Amber
I project an all-consuming, indestructible force field of anti-stupid
that lays a wide path of unforgiving destruction in my wake. The rural
area in which I currently live seems to be composed of nothing but whiny,
weak-minded, self-pitying mental adolescents. From age fifteen to age
fifty, all most people seem to care about is drowning all their self-inflicted
bullshit in alcohol, drugs, and/or baseless, self-effacing pseudo-relationships,
and gossiping about other people who do the same. Time and time again, I
find myself on the receiving end of stares of hollow indignation from morons,
simply because I'm not afraid to make it known that I simply DO NOT GIVE A SHIT,
and if they choose to waste my time by talking to me, then I have every right to
point out the inconsistencies in their pathetic behavior and backwards
worldviews.
"Oh, you just turned twenty and you're popping out your third kid... How
nice. How much did you say your welfare check was for this month
again?"
"You know, having a vagina doesn't make it obligatory for you to breed...

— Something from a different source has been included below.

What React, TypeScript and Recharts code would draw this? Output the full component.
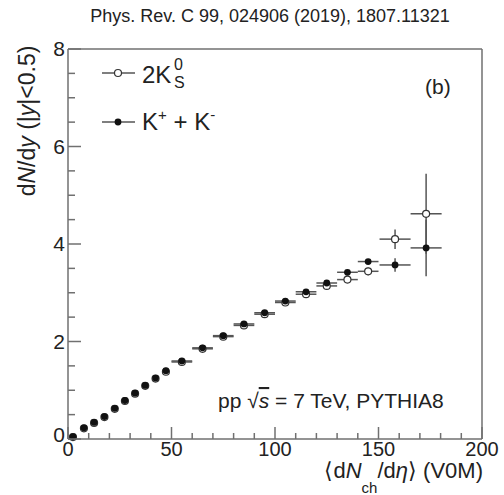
import React from 'react';
import { ScatterChart, Scatter, XAxis, YAxis, ErrorBar } from 'recharts';

// <dNch/deta> (V0M) bins
const multX = [2.4, 7.7, 12.6, 17.6, 22.6, 27.5, 32.4, 37.3, 42.3, 47.3, 55, 65, 75, 85, 95, 105, 115, 125, 135, 145, 158, 173];
const multXErr = [1.5, 1.5, 1.5, 1.5, 1.5, 1.5, 1.5, 1.5, 1.5, 1.5, 5, 5, 5, 5, 5, 5, 5, 5, 5, 5, 7.5, 7.5];

// K+ + K-
const kChY = [0.05, 0.23, 0.34, 0.46, 0.63, 0.79, 0.94, 1.1, 1.25, 1.4, 1.6, 1.87, 2.12, 2.36, 2.59, 2.83, 3.02, 3.2, 3.42, 3.64, 3.57, 3.92];
const kChErr = [0.02, 0.02, 0.02, 0.02, 0.02, 0.02, 0.02, 0.02, 0.02, 0.02, 0.02, 0.02, 0.02, 0.02, 0.02, 0.03, 0.03, 0.03, 0.04, 0.05, 0.14, 0.58];

// 2K0S
const k0sY = [0.04, 0.22, 0.33, 0.45, 0.62, 0.78, 0.93, 1.09, 1.24, 1.38, 1.58, 1.85, 2.1, 2.33, 2.56, 2.8, 2.97, 3.14, 3.27, 3.44, 4.1, 4.62];
const k0sErr = [0.02, 0.02, 0.02, 0.02, 0.02, 0.02, 0.02, 0.02, 0.02, 0.02, 0.02, 0.02, 0.02, 0.03, 0.03, 0.03, 0.03, 0.04, 0.05, 0.08, 0.2, 0.82];

const xTicks = Array.from({ length: 21 }, (_, i) => i * 10);
const yTicks = Array.from({ length: 17 }, (_, i) => i * 0.5);

const FONT = '"Liberation Sans", Arial, Helvetica, sans-serif';
const AXIS = '#707070';
const BAR = '#555';

const kChData = multX.map((x, i) => ({ x, y: kChY[i], ex: multXErr[i], ey: kChErr[i] }));
const k0sData = multX.map((x, i) => ({ x, y: k0sY[i], ex: multXErr[i], ey: k0sErr[i] }));

const BottomTick = ({ x, y, payload }: any) => {
  const major = payload.value % 50 === 0;
  return (
    <g>
      <line x1={x} y1={y} x2={x} y2={y - (major ? 12 : 6)} stroke={AXIS} strokeWidth={1.5} />
      {major && (
        <text x={x} y={y + 17} textAnchor="middle" fontSize={20} fontFamily={FONT} fill="#222">
          {payload.value}
        </text>
      )}
    </g>
  );
};

const TopTick = ({ x, y, payload }: any) => {
  const major = payload.value % 50 === 0;
  return <line x1={x} y1={y} x2={x} y2={y + (major ? 12 : 6)} stroke={AXIS} strokeWidth={1.5} />;
};

const LeftTick = ({ x, y, payload }: any) => {
  const major = payload.value % 2 === 0;
  // the zero label sits a little higher so it clears the x-axis zero
  const dy = payload.value === 0 ? 3 : 7;
  return (
    <g>
      <line x1={x} y1={y} x2={x + (major ? 13 : 7)} y2={y} stroke={AXIS} strokeWidth={1.5} />
      {major && (
        <text x={x - 3} y={y + dy} textAnchor="end" fontSize={21} fontFamily={FONT} fill="#222">
          {payload.value}
        </text>
      )}
    </g>
  );
};

const RightTick = ({ x, y, payload }: any) => {
  const major = payload.value % 2 === 0;
  return <line x1={x} y1={y} x2={x - (major ? 13 : 7)} y2={y} stroke={AXIS} strokeWidth={1.5} />;
};

const FilledDot = (p: any) => <circle cx={p.cx} cy={p.cy} r={3.4} fill="#111" />;
const OpenDot = (p: any) => <circle cx={p.cx} cy={p.cy} r={3.5} fill="#fff" stroke="#333" strokeWidth={1.2} />;

export default function App() {
  const axisLine = { stroke: AXIS, strokeWidth: 1.5 };
  return (
    <div style={{ position: 'absolute', left: 0, top: 0, width: 504, height: 495, background: '#fff' }}>
      <ScatterChart width={504} height={495} margin={{ top: 39, right: 12, bottom: 26, left: 38 }}>
        <XAxis xAxisId="b" type="number" dataKey="x" domain={[0, 200]} ticks={xTicks} interval={0}
          height={30} tickSize={0} tickMargin={0} axisLine={axisLine} tickLine={false} tick={(p: any) => <BottomTick {...p} />} />
        <XAxis xAxisId="t" orientation="top" type="number" domain={[0, 200]} ticks={xTicks} interval={0}
          height={10} tickSize={0} tickMargin={0} axisLine={axisLine} tickLine={false} tick={(p: any) => <TopTick {...p} />} />
        <YAxis yAxisId="l" type="number" dataKey="y" domain={[0, 8]} ticks={yTicks} interval={0}
          width={30} tickSize={0} tickMargin={0} axisLine={axisLine} tickLine={false} tick={(p: any) => <LeftTick {...p} />} />
        <YAxis yAxisId="r" orientation="right" type="number" domain={[0, 8]} ticks={yTicks} interval={0}
          width={10} tickSize={0} tickMargin={0} axisLine={axisLine} tickLine={false} tick={(p: any) => <RightTick {...p} />} />
        <Scatter data={k0sData} xAxisId="b" yAxisId="l" shape={OpenDot} isAnimationActive={false}>
          <ErrorBar dataKey="ex" direction="x" width={0} stroke={BAR} strokeWidth={1.5} />
          <ErrorBar dataKey="ey" direction="y" width={0} stroke={BAR} strokeWidth={1.5} />
        </Scatter>
        <Scatter data={kChData} xAxisId="b" yAxisId="l" shape={FilledDot} isAnimationActive={false}>
          <ErrorBar dataKey="ex" direction="x" width={0} stroke={BAR} strokeWidth={1.5} />
          <ErrorBar dataKey="ey" direction="y" width={0} stroke={BAR} strokeWidth={1.5} />
        </Scatter>
      </ScatterChart>
      <svg width={504} height={495} style={{ position: 'absolute', left: 0, top: 0, pointerEvents: 'none' }}
        fontFamily={FONT}>
        <text x={270} y={22} textAnchor="middle" fontSize={18} fill="#222">
          Phys. Rev. C 99, 024906 (2019), 1807.11321
        </text>
        <text transform="translate(35,121) rotate(-90)" textAnchor="middle" fontSize={23} fill="#222">
          d<tspan fontStyle="italic">N</tspan>/d<tspan fontStyle="italic">y</tspan> (|<tspan fontStyle="italic">y</tspan>|&lt;0.5)
        </text>
        <text x={483} y={478} textAnchor="end" fontSize={22} fill="#222">
          ⟨d<tspan fontStyle="italic">N</tspan>
          <tspan fontSize={15} dy={15}>ch</tspan>
          <tspan dy={-15}>/d</tspan>
          <tspan fontStyle="italic">η</tspan>⟩ (V0M)
        </text>
        {/* legend */}
        <line x1={102} y1={73} x2={135} y2={73} stroke={BAR} strokeWidth={1.3} />
        <circle cx={118} cy={73} r={3.5} fill="#fff" stroke="#333" strokeWidth={1.2} />
        <text x={142} y={83} fontSize={24} fill="#222">
          2K
          <tspan x={174} y={70} fontSize={16}>0</tspan>
          <tspan x={174} y={88} fontSize={16}>S</tspan>
        </text>
        <line x1={102} y1={122} x2={135} y2={122} stroke={BAR} strokeWidth={1.3} />
        <circle cx={118} cy={122} r={3.4} fill="#111" />
        <text x={142} y={130} fontSize={24} fill="#222">
          K<tspan fontSize={15} dy={-10}>+</tspan>
          <tspan dy={10}> + K</tspan>
          <tspan fontSize={15} dy={-10}>-</tspan>
        </text>
        <text x={425} y={94} fontSize={21} fill="#222">(b)</text>
        <text x={218} y={408} fontSize={21} fill="#222">
          pp √<tspan fontStyle="italic" textDecoration="overline">s</tspan> = 7 TeV, PYTHIA8
        </text>
      </svg>
    </div>
  );
}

Have you considered abortion?"
"You're getting married to a guy you've only known for a month? How
romantic."
"OK, let's review: You think he's boring and immature, you know you don't
really love him, the sex is awful, he's threatened to hit you, aaaaaaand you're
moving in with him next week. Great."
"Why, yes, I DO happen to think that your choices reflect your
unwillingness to deal with your existential vacuum and maladaptive
schemas. ...So, you think what I just said might possibly have been
offensive. Alright, just keep running away then. Toodles."
You can imagine the reaction this gets out of low-watt NASCAR-loving
Pennsyltucky Bar Trash Extraordinaires. I'm seriously shocked that no one
has burnt a cross in my front yard yet.